Charlie described the scene as “sheer pandemonium”.

“Every operator and CFMEU member was in the room at the time; yet the first thing Mark Pearson did was start throwing around accusations that it was one of us who did it, but he was quickly taken to task on that,” he said.

“But they all had to just stand back and let us bring the generators down safely,” Charlie said, only hinting at the complexities involved when winding down the operation of a generator aborted mid-flight.

At 11.30am, with the situation under relative control, the operators reluctantly handed over the controls to the “scabs” – a traditional derogatory term used by unions for workers who stay on during industrial action.

The operators left the site without fanfare; their access cards disabled, preventing re-entry into the site.

With EnergyAustralia’s lockout notice indefinite, in line with the current enterprise bargaining impasse, Charlie and his fellow the power station operators will go now without pay.

For Charlie, Friday’s control room stand-off was only too characteristic of ongoing tensions within the workforce.

“It’s a terrible environment in there; people that were once quite close – and I’m talking best men at weddings close – don’t even talk to each other anymore,” he said.

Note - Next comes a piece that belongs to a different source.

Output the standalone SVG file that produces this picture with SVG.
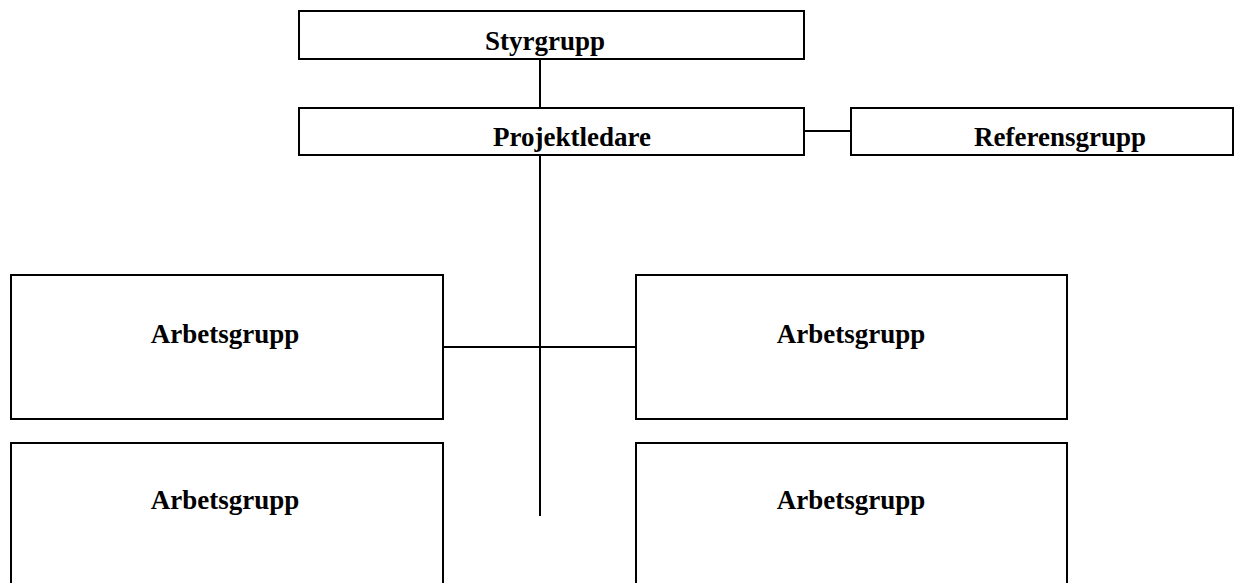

Unsure what the immediate future will bring, or whether it will reach the destructive heights seen in 2000, Charlie said as long as the impasse lasts, the company has a fight on its hands.

“The biggest test of the workers’ resolve is a secret ballot; we held our last ballot in June – 10 months after all this started – and that still returned result in the high nineties (per cent) – if you needed any yardstick of solidarity then that’s it right there, and everyone will see that in the coming weeks I think,” he said.

* Charlie is an assumed name to protect the worker’s identity.